* [Problem statement]
Pick out every line that holds the string "chart" and copy it.

* [Data]
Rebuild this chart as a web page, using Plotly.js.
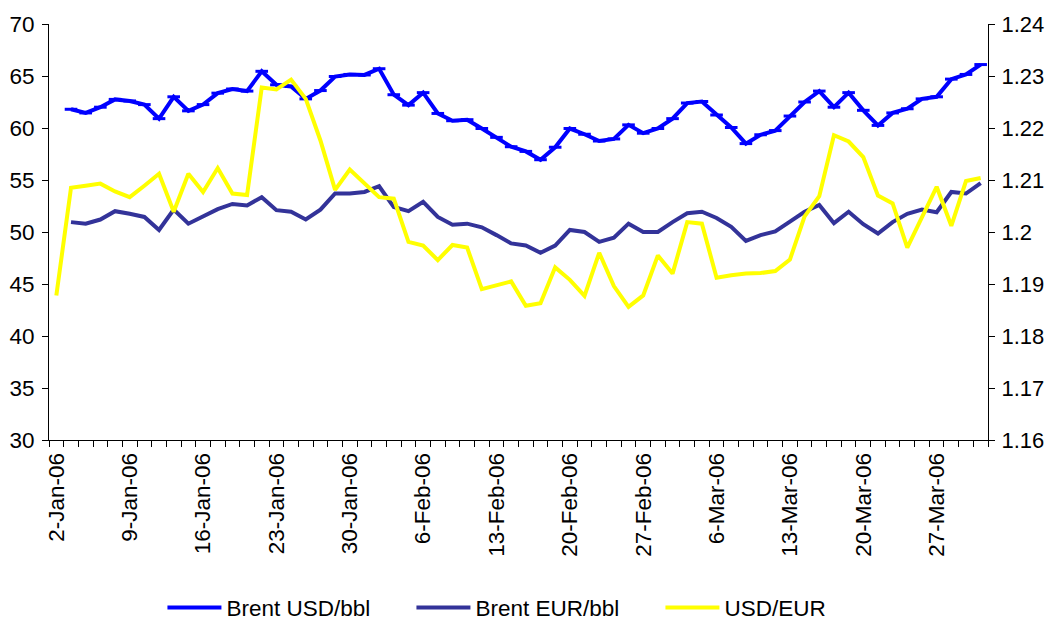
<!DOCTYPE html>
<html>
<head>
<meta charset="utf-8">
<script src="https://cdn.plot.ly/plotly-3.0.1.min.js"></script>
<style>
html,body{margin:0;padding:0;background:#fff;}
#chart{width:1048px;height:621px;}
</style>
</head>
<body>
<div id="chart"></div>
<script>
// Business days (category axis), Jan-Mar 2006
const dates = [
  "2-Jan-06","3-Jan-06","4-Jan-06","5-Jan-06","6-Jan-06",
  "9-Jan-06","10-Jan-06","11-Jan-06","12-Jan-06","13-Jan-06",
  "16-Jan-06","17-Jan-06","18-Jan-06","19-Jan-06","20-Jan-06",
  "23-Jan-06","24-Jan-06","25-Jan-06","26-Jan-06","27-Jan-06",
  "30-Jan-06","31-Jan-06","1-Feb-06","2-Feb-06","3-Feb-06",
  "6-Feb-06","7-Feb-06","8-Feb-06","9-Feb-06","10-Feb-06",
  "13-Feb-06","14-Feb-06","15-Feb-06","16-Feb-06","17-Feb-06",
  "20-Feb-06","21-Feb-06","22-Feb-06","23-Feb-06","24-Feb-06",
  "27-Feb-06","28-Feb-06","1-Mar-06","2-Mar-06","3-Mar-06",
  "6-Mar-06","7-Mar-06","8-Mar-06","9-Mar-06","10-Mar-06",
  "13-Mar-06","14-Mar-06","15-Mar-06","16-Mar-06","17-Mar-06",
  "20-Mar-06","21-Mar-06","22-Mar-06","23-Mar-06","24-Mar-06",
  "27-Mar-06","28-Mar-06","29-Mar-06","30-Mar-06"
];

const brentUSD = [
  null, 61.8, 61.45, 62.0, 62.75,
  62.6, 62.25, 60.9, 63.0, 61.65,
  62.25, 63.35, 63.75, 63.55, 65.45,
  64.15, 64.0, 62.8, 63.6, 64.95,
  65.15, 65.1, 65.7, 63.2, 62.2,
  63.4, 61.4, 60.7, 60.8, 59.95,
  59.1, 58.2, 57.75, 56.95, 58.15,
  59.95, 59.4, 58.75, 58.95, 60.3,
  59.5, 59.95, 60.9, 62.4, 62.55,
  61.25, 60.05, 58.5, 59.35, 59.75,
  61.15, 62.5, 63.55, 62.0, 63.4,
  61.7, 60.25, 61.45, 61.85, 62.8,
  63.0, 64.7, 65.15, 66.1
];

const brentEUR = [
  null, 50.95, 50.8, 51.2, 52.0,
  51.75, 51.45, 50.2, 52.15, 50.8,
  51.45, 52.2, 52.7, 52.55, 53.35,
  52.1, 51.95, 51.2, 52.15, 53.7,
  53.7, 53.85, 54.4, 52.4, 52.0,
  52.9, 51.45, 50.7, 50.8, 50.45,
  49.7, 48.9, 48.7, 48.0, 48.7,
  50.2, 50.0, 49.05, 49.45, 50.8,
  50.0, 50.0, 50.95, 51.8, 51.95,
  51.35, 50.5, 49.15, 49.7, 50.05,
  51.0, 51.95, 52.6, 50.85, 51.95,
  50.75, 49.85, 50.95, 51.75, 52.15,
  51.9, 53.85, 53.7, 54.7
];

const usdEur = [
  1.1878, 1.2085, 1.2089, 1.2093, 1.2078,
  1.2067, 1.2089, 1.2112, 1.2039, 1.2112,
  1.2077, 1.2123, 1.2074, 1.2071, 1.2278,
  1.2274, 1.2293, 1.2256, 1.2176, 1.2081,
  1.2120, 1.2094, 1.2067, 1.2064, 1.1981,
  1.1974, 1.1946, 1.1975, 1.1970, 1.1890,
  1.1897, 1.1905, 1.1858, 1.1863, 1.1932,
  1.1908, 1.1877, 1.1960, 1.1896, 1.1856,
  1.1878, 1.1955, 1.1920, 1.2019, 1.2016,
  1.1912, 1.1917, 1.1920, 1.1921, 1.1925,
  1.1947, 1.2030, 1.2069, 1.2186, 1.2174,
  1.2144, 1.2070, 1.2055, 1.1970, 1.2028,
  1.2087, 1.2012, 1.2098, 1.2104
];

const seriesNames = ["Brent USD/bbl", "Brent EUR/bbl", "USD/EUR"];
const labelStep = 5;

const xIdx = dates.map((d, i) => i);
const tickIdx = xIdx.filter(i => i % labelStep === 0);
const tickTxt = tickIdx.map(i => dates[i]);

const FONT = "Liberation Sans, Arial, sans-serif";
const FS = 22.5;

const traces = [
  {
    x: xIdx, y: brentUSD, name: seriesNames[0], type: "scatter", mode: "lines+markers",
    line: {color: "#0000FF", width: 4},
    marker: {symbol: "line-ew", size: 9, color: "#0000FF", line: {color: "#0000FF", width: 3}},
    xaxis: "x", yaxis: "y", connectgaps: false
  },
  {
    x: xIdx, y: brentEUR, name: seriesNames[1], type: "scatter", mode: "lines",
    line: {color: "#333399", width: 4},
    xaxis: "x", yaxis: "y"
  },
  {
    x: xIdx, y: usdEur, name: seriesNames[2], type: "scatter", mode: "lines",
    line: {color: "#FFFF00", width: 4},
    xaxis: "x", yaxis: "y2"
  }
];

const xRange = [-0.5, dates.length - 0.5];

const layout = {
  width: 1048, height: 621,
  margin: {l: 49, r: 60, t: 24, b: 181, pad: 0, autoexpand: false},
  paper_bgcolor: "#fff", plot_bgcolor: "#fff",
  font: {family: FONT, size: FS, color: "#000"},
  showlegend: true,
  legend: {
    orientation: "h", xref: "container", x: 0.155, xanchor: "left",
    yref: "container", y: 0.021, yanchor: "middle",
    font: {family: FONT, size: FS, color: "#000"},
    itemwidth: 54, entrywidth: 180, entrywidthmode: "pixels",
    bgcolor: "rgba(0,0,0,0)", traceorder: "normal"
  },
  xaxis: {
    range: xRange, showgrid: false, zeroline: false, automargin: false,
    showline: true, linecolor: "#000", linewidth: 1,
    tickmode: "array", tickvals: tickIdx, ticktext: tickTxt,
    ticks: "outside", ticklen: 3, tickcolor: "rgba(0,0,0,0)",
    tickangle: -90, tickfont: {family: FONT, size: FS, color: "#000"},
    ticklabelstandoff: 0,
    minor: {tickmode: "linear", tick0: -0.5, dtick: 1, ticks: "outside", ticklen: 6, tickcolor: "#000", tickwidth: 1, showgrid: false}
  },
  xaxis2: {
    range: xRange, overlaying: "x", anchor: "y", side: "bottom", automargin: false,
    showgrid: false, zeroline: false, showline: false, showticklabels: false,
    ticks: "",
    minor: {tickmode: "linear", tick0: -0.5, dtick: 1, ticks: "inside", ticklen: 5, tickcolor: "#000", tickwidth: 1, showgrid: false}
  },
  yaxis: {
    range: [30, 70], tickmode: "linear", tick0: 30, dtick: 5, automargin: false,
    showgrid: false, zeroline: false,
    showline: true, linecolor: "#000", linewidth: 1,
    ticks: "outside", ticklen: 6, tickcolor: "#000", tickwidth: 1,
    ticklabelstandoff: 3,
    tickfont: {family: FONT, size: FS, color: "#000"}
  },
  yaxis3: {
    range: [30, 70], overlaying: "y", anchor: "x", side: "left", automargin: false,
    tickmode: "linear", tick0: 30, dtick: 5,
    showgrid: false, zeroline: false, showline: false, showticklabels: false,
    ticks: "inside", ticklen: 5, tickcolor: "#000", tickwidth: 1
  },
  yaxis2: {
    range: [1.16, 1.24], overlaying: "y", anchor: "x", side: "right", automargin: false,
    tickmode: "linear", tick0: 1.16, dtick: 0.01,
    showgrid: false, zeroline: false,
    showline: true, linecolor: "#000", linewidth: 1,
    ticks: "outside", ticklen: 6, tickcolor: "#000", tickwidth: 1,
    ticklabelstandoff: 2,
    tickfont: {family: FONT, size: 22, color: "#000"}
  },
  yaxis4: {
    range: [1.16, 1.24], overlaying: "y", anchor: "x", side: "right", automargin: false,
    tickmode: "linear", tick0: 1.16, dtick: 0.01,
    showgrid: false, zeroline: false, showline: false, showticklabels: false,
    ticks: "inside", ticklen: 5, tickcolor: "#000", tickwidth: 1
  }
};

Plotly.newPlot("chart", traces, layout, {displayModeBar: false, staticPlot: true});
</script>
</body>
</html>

* [Solution]
Rebuild this chart as a web page, using Plotly.js.
#chart{width:1048px;height:621px;}
<div id="chart"></div>
Plotly.newPlot("chart", traces, layout, {displayModeBar: false, staticPlot: true});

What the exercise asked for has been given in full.